Required work: Copy out all the lines exactly. Omit pictures.

►

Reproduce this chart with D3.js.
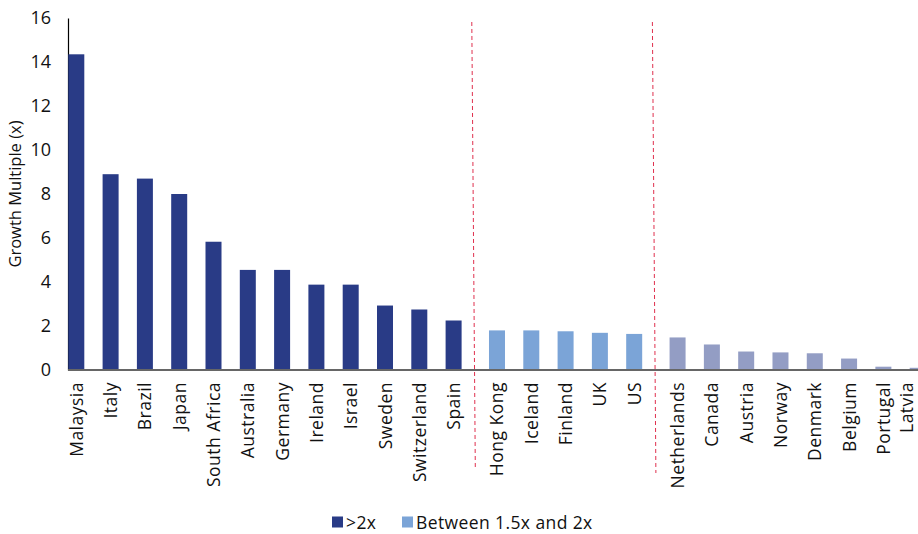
<!DOCTYPE html>
<html>
<head>
<meta charset="utf-8">
<script src="https://cdn.jsdelivr.net/npm/d3@7"></script>
<style>
  body { margin: 0; background: #fff; }
  svg text { font-family: "Open Sans", "Lato", sans-serif; fill: #111; }
</style>
</head>
<body>
<svg id="chart"></svg>
<script>
// data
const countries = ["Malaysia", "Italy", "Brazil", "Japan", "South Africa", "Australia", "Germany",
    "Ireland", "Israel", "Sweden", "Switzerland", "Spain",
    "Hong Kong", "Iceland", "Finland", "UK", "US",
    "Netherlands", "Canada", "Austria", "Norway", "Denmark", "Belgium", "Portugal", "Latvia"];
const multiples = [14.35, 8.9, 8.7, 8.0, 5.83, 4.55, 4.55, 3.88, 3.88, 2.93, 2.75, 2.25,
    1.8, 1.8, 1.76, 1.69, 1.64,
    1.48, 1.16, 0.84, 0.8, 0.76, 0.52, 0.15, 0.1];
const groupOf = [0,0,0,0,0,0,0,0,0,0,0,0, 1,1,1,1,1, 2,2,2,2,2,2,2,2];
const legendLabels = [">2x", "Between 1.5x and 2x"];
const yTicks = [0, 2, 4, 6, 8, 10, 12, 14, 16];

const colors = ["#293b86", "#7ba4d7", "#939dc4"];

const W = 918, H = 534;
const margin = {top: 18, left: 68, bottom: 164};
const baseY = H - margin.bottom;   // ~370

const svg = d3.select("#chart").attr("width", W).attr("height", H);

const data = countries.map(function (c, i) {
    return {name: c, value: multiples[i], group: groupOf[i], idx: i};
});

// slot position: index plus a small extra gap at each group change
const gapFrac = 0.265;
const xScale = d3.scaleLinear()
    .domain([0, 1])
    .range([76.3, 76.3 + 34.3]);
function xPos(d) { return xScale(d.idx + d.group * gapFrac); }
const barW = 16;

const yScale = d3.scaleLinear().domain([0, 16]).range([baseY, margin.top]);

// y axis
const yAxis = svg.append("g")
    .attr("transform", "translate(" + margin.left + ",0)")
    .call(d3.axisLeft(yScale).tickValues(yTicks).tickSize(0).tickPadding(17));
yAxis.select(".domain").attr("stroke", "#000").attr("stroke-width", 1.2);
yAxis.selectAll("text").style("font-size", "18px").attr("fill", "#111");

svg.append("text")
    .attr("transform", "translate(21," + ((baseY + margin.top) / 2) + ") rotate(-90)")
    .attr("text-anchor", "middle")
    .style("font-size", "16.5px")
    .text("Growth Multiple (x)");

// bars
svg.selectAll(".bar")
    .data(data)
    .enter().append("rect")
    .attr("class", "bar")
    .attr("x", function (d) { return xPos(d) - barW / 2; })
    .attr("y", function (d) { return yScale(d.value); })
    .attr("width", barW)
    .attr("height", function (d) { return baseY - yScale(d.value); })
    .attr("fill", function (d) { return colors[d.group]; });

// baseline
svg.append("line")
    .attr("x1", margin.left).attr("x2", W)
    .attr("y1", baseY).attr("y2", baseY)
    .attr("stroke", "#666").attr("stroke-width", 2);

// x labels (last one pulled in so it stays on the page)
svg.selectAll(".xlab")
    .data(data)
    .enter().append("text")
    .attr("class", "xlab")
    .attr("transform", function (d) {
        const x = Math.min(xPos(d) + 6.5, W - 5);
        return "translate(" + x + "," + (baseY + 12) + ") rotate(-90)";
    })
    .attr("text-anchor", "end")
    .style("font-size", "17.5px")
    .style("letter-spacing", "0.5px")
    .text(function (d) { return d.name; });

// dashed separators between groups
const seps = [
    {x: (xPos(data[11]) + xPos(data[12])) / 2, bottom: 467},
    {x: (xPos(data[16]) + xPos(data[17])) / 2, bottom: 473}
];
svg.selectAll(".sep")
    .data(seps)
    .enter().append("line")
    .attr("x1", function (d) { return d.x - 3.5; })
    .attr("x2", function (d) { return d.x; })
    .attr("y1", 22)
    .attr("y2", function (d) { return d.bottom; })
    .attr("stroke", "#e0304e")
    .attr("stroke-width", 1)
    .attr("stroke-dasharray", "4,3");

// legend
const legend = svg.append("g").attr("transform", "translate(332,522)");
const legendX = [0, 70];
legendLabels.forEach(function (l, i) {
    const g = legend.append("g").attr("transform", "translate(" + legendX[i] + ",0)");
    g.append("rect").attr("x", 0).attr("y", -5.5).attr("width", 11).attr("height", 11).attr("fill", colors[i]);
    g.append("text").attr("x", 14).attr("y", 6.5).style("font-size", "17.5px")
        .style("letter-spacing", "0.4px").text(l);
});
</script>
</body>
</html>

◄

Exercise answer:
Reproduce this chart with D3.js.
<!DOCTYPE html>
<html>
<head>
<meta charset="utf-8">
<script src="https://cdn.jsdelivr.net/npm/d3@7"></script>
<style>
  body { margin: 0; background: #fff; }
  svg text { font-family: "Open Sans", "Lato", sans-serif; fill: #111; }
</style>
</head>
<body>
<svg id="chart"></svg>
<script>
// data
const countries = ["Malaysia", "Italy", "Brazil", "Japan", "South Africa", "Australia", "Germany",
    "Ireland", "Israel", "Sweden", "Switzerland", "Spain",
    "Hong Kong", "Iceland", "Finland", "UK", "US",
    "Netherlands", "Canada", "Austria", "Norway", "Denmark", "Belgium", "Portugal", "Latvia"];
const multiples = [14.35, 8.9, 8.7, 8.0, 5.83, 4.55, 4.55, 3.88, 3.88, 2.93, 2.75, 2.25,
    1.8, 1.8, 1.76, 1.69, 1.64,
    1.48, 1.16, 0.84, 0.8, 0.76, 0.52, 0.15, 0.1];
const groupOf = [0,0,0,0,0,0,0,0,0,0,0,0, 1,1,1,1,1, 2,2,2,2,2,2,2,2];
const legendLabels = [">2x", "Between 1.5x and 2x"];
const yTicks = [0, 2, 4, 6, 8, 10, 12, 14, 16];

const colors = ["#293b86", "#7ba4d7", "#939dc4"];

const W = 918, H = 534;
const margin = {top: 18, left: 68, bottom: 164};
const baseY = H - margin.bottom;   // ~370

const svg = d3.select("#chart").attr("width", W).attr("height", H);

const data = countries.map(function (c, i) {
    return {name: c, value: multiples[i], group: groupOf[i], idx: i};
});

// slot position: index plus a small extra gap at each group change
const gapFrac = 0.265;
const xScale = d3.scaleLinear()
    .domain([0, 1])
    .range([76.3, 76.3 + 34.3]);
function xPos(d) { return xScale(d.idx + d.group * gapFrac); }
const barW = 16;

const yScale = d3.scaleLinear().domain([0, 16]).range([baseY, margin.top]);

// y axis
const yAxis = svg.append("g")
    .attr("transform", "translate(" + margin.left + ",0)")
    .call(d3.axisLeft(yScale).tickValues(yTicks).tickSize(0).tickPadding(17));
yAxis.select(".domain").attr("stroke", "#000").attr("stroke-width", 1.2);
yAxis.selectAll("text").style("font-size", "18px").attr("fill", "#111");

svg.append("text")
    .attr("transform", "translate(21," + ((baseY + margin.top) / 2) + ") rotate(-90)")
    .attr("text-anchor", "middle")
    .style("font-size", "16.5px")
    .text("Growth Multiple (x)");

// bars
svg.selectAll(".bar")
    .data(data)
    .enter().append("rect")
    .attr("class", "bar")
    .attr("x", function (d) { return xPos(d) - barW / 2; })
    .attr("y", function (d) { return yScale(d.value); })
    .attr("width", barW)
    .attr("height", function (d) { return baseY - yScale(d.value); })
    .attr("fill", function (d) { return colors[d.group]; });

// baseline
svg.append("line")
    .attr("x1", margin.left).attr("x2", W)
    .attr("y1", baseY).attr("y2", baseY)
    .attr("stroke", "#666").attr("stroke-width", 2);

// x labels (last one pulled in so it stays on the page)
svg.selectAll(".xlab")
    .data(data)
    .enter().append("text")
    .attr("class", "xlab")
    .attr("transform", function (d) {
        const x = Math.min(xPos(d) + 6.5, W - 5);
        return "translate(" + x + "," + (baseY + 12) + ") rotate(-90)";
    })
    .attr("text-anchor", "end")
    .style("font-size", "17.5px")
    .style("letter-spacing", "0.5px")
    .text(function (d) { return d.name; });

// dashed separators between groups
const seps = [
    {x: (xPos(data[11]) + xPos(data[12])) / 2, bottom: 467},
    {x: (xPos(data[16]) + xPos(data[17])) / 2, bottom: 473}
];
svg.selectAll(".sep")
    .data(seps)
    .enter().append("line")
    .attr("x1", function (d) { return d.x - 3.5; })
    .attr("x2", function (d) { return d.x; })
    .attr("y1", 22)
    .attr("y2", function (d) { return d.bottom; })
    .attr("stroke", "#e0304e")
    .attr("stroke-width", 1)
    .attr("stroke-dasharray", "4,3");

// legend
const legend = svg.append("g").attr("transform", "translate(332,522)");
const legendX = [0, 70];
legendLabels.forEach(function (l, i) {
    const g = legend.append("g").attr("transform", "translate(" + legendX[i] + ",0)");
    g.append("rect").attr("x", 0).attr("y", -5.5).attr("width", 11).attr("height", 11).attr("fill", colors[i]);
    g.append("text").attr("x", 14).attr("y", 6.5).style("font-size", "17.5px")
        .style("letter-spacing", "0.4px").text(l);
});
</script>
</body>
</html>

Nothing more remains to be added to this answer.